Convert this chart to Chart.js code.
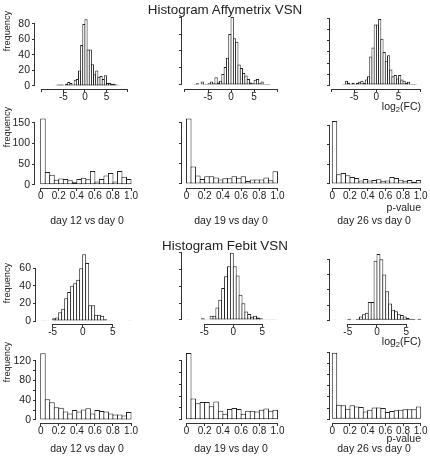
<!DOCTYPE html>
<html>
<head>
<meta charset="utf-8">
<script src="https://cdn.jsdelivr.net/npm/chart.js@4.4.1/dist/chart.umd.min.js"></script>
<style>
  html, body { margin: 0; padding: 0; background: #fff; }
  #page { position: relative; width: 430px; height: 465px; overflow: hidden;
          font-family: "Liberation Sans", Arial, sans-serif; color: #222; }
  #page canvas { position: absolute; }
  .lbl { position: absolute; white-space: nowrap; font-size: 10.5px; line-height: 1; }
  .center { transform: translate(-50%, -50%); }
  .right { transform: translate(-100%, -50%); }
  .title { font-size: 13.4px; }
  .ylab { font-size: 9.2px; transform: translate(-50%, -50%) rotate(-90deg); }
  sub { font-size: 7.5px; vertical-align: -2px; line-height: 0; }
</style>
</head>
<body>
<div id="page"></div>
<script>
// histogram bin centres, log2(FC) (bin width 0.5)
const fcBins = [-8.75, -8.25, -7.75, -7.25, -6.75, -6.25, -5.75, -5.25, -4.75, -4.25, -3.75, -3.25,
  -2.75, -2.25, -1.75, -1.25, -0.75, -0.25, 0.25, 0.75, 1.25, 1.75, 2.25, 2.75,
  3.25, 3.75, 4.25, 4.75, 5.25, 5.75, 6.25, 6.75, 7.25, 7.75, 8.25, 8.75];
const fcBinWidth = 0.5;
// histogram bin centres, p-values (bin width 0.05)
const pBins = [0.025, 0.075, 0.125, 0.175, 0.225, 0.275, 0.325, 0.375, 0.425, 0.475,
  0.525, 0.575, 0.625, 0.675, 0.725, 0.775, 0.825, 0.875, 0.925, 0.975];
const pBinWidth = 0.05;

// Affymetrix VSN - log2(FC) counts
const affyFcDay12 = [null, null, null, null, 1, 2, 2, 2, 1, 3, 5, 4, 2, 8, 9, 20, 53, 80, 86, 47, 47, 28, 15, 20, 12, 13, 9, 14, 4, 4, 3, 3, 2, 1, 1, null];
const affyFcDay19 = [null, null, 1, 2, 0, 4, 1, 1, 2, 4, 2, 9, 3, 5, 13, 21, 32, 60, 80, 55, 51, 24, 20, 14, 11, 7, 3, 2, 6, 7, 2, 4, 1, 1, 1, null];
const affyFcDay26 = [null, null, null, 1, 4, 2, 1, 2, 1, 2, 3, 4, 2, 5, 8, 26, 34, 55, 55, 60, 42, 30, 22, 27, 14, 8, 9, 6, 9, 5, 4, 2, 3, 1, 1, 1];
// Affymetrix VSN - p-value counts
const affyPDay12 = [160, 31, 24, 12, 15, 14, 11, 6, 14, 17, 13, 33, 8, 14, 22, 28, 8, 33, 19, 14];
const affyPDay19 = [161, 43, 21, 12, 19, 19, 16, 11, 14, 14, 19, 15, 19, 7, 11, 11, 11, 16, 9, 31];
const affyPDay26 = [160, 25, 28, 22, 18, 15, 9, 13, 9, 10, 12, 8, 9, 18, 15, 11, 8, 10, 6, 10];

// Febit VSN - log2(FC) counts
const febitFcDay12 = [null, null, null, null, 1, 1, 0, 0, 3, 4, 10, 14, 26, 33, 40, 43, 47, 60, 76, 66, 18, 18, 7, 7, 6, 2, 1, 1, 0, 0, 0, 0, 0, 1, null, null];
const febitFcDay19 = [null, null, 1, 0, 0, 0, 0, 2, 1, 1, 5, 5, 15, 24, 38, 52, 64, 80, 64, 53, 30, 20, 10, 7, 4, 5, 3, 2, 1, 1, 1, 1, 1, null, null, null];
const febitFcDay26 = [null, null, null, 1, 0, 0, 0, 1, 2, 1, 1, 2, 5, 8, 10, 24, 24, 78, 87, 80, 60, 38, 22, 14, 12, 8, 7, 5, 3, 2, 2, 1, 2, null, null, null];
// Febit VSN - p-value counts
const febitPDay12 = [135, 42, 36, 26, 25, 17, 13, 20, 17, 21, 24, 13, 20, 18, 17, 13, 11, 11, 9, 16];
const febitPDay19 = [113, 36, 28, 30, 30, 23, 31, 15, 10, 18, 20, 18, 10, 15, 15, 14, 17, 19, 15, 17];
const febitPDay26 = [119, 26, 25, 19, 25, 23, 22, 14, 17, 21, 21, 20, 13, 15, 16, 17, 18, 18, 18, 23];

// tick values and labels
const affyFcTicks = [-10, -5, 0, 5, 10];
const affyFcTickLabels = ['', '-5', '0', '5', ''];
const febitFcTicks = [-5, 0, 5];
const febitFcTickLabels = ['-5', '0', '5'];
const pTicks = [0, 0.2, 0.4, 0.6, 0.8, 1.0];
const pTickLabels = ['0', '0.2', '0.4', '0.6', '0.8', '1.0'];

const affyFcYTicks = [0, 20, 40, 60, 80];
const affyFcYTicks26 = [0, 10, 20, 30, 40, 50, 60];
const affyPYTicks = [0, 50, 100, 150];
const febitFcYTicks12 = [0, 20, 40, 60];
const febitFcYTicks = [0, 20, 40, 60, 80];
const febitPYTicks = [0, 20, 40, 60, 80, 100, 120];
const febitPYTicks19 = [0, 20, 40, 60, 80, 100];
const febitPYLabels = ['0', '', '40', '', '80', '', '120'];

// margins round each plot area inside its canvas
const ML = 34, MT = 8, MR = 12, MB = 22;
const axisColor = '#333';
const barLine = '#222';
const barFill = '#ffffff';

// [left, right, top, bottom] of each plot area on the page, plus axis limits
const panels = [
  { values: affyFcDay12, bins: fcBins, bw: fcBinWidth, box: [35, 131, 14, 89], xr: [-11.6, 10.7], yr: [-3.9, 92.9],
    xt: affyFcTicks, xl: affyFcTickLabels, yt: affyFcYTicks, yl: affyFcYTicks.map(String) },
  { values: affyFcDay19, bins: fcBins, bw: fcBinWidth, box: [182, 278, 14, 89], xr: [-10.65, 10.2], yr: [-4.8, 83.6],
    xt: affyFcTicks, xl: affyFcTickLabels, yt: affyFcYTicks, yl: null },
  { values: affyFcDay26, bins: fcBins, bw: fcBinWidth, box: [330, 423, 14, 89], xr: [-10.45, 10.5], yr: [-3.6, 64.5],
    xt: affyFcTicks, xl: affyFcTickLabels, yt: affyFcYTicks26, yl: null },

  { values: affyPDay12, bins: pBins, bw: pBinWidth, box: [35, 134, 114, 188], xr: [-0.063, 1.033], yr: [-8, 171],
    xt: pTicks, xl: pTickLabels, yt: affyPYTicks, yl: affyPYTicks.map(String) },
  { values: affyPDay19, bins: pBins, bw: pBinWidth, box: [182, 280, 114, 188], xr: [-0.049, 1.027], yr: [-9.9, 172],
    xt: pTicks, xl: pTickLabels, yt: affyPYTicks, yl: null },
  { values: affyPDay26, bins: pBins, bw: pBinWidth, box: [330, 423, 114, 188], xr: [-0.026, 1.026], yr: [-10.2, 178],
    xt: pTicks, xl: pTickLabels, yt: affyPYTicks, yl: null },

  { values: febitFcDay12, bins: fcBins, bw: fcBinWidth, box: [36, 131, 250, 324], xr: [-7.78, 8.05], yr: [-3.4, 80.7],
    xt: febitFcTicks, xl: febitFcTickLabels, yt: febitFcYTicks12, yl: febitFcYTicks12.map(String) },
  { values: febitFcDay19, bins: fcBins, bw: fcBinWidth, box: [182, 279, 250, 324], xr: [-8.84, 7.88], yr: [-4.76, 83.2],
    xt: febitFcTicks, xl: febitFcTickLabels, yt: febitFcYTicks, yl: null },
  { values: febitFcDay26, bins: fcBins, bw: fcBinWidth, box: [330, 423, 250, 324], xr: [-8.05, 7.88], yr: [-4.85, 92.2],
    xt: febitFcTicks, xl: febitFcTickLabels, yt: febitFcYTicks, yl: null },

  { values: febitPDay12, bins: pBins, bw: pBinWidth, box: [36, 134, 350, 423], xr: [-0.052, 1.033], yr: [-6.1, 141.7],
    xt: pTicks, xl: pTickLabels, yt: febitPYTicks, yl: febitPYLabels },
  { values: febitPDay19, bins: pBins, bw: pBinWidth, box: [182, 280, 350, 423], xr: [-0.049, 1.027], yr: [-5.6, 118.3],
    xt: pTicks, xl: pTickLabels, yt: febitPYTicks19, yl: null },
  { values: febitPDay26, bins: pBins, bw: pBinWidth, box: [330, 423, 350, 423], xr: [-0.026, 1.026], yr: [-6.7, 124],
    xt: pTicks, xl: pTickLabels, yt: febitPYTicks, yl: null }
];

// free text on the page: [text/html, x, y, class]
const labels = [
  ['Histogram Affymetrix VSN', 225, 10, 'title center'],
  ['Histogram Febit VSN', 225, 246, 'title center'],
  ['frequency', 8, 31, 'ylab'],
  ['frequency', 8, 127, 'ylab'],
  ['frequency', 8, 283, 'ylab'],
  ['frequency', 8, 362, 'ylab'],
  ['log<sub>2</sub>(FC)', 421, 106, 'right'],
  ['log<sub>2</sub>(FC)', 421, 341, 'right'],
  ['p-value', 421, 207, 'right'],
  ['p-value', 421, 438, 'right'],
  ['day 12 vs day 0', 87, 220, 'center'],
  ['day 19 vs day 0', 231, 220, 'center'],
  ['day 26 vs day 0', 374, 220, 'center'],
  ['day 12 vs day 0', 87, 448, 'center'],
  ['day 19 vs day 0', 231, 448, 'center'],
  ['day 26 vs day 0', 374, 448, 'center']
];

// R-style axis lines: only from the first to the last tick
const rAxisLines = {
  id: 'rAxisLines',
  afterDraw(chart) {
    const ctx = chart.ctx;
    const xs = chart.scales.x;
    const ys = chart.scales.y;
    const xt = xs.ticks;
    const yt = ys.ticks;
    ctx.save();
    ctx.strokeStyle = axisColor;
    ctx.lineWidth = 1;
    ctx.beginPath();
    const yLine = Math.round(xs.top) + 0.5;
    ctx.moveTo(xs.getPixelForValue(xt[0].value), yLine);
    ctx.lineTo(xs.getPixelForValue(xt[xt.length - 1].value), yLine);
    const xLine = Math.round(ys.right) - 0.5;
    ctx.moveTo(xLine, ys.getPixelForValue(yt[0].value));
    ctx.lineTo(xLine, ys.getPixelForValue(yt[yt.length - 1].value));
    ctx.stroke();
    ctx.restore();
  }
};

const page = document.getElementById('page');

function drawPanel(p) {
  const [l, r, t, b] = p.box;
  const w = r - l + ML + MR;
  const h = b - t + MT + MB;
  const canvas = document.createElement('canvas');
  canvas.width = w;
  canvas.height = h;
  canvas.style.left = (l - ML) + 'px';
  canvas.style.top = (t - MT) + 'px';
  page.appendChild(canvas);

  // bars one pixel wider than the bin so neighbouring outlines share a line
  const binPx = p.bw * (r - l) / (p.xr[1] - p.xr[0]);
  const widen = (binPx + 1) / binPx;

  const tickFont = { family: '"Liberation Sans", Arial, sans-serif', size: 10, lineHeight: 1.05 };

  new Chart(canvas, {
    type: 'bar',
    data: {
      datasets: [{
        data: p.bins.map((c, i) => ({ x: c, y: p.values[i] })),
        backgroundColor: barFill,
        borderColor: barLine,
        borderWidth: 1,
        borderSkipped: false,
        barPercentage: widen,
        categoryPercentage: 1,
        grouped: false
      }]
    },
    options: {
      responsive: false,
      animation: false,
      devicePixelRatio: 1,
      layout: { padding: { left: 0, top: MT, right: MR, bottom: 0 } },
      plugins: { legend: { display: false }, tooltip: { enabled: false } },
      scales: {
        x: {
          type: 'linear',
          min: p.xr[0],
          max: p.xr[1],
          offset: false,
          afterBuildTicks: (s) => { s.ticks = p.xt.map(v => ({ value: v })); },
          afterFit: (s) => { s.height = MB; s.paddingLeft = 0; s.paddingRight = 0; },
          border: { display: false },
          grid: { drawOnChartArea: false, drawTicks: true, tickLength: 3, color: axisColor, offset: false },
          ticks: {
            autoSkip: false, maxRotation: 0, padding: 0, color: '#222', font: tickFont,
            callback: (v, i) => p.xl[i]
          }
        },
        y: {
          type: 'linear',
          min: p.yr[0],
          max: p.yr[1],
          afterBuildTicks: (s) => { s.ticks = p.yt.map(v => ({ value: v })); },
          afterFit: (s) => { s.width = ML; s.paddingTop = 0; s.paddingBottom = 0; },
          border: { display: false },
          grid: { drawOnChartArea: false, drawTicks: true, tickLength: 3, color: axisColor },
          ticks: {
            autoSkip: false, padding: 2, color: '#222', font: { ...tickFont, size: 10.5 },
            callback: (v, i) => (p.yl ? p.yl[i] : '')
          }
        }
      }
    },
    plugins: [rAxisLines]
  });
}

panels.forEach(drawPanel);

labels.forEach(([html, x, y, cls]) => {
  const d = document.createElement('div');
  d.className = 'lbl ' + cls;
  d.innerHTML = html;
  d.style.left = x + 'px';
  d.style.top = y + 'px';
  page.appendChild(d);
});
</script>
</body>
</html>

- - - -

EXERCISE INSTRUCTIONS — Everything from the first line of the listing above through the line that contains "const pBinWidth = 0.05;" is to be restated word for word, minus the pictures.

CORRECT ANSWER —
Convert this chart to Chart.js code.
<!DOCTYPE html>
<html>
<head>
<meta charset="utf-8">
<script src="https://cdn.jsdelivr.net/npm/chart.js@4.4.1/dist/chart.umd.min.js"></script>
<style>
  html, body { margin: 0; padding: 0; background: #fff; }
  #page { position: relative; width: 430px; height: 465px; overflow: hidden;
          font-family: "Liberation Sans", Arial, sans-serif; color: #222; }
  #page canvas { position: absolute; }
  .lbl { position: absolute; white-space: nowrap; font-size: 10.5px; line-height: 1; }
  .center { transform: translate(-50%, -50%); }
  .right { transform: translate(-100%, -50%); }
  .title { font-size: 13.4px; }
  .ylab { font-size: 9.2px; transform: translate(-50%, -50%) rotate(-90deg); }
  sub { font-size: 7.5px; vertical-align: -2px; line-height: 0; }
</style>
</head>
<body>
<div id="page"></div>
<script>
// histogram bin centres, log2(FC) (bin width 0.5)
const fcBins = [-8.75, -8.25, -7.75, -7.25, -6.75, -6.25, -5.75, -5.25, -4.75, -4.25, -3.75, -3.25,
  -2.75, -2.25, -1.75, -1.25, -0.75, -0.25, 0.25, 0.75, 1.25, 1.75, 2.25, 2.75,
  3.25, 3.75, 4.25, 4.75, 5.25, 5.75, 6.25, 6.75, 7.25, 7.75, 8.25, 8.75];
const fcBinWidth = 0.5;
// histogram bin centres, p-values (bin width 0.05)
const pBins = [0.025, 0.075, 0.125, 0.175, 0.225, 0.275, 0.325, 0.375, 0.425, 0.475,
  0.525, 0.575, 0.625, 0.675, 0.725, 0.775, 0.825, 0.875, 0.925, 0.975];
const pBinWidth = 0.05;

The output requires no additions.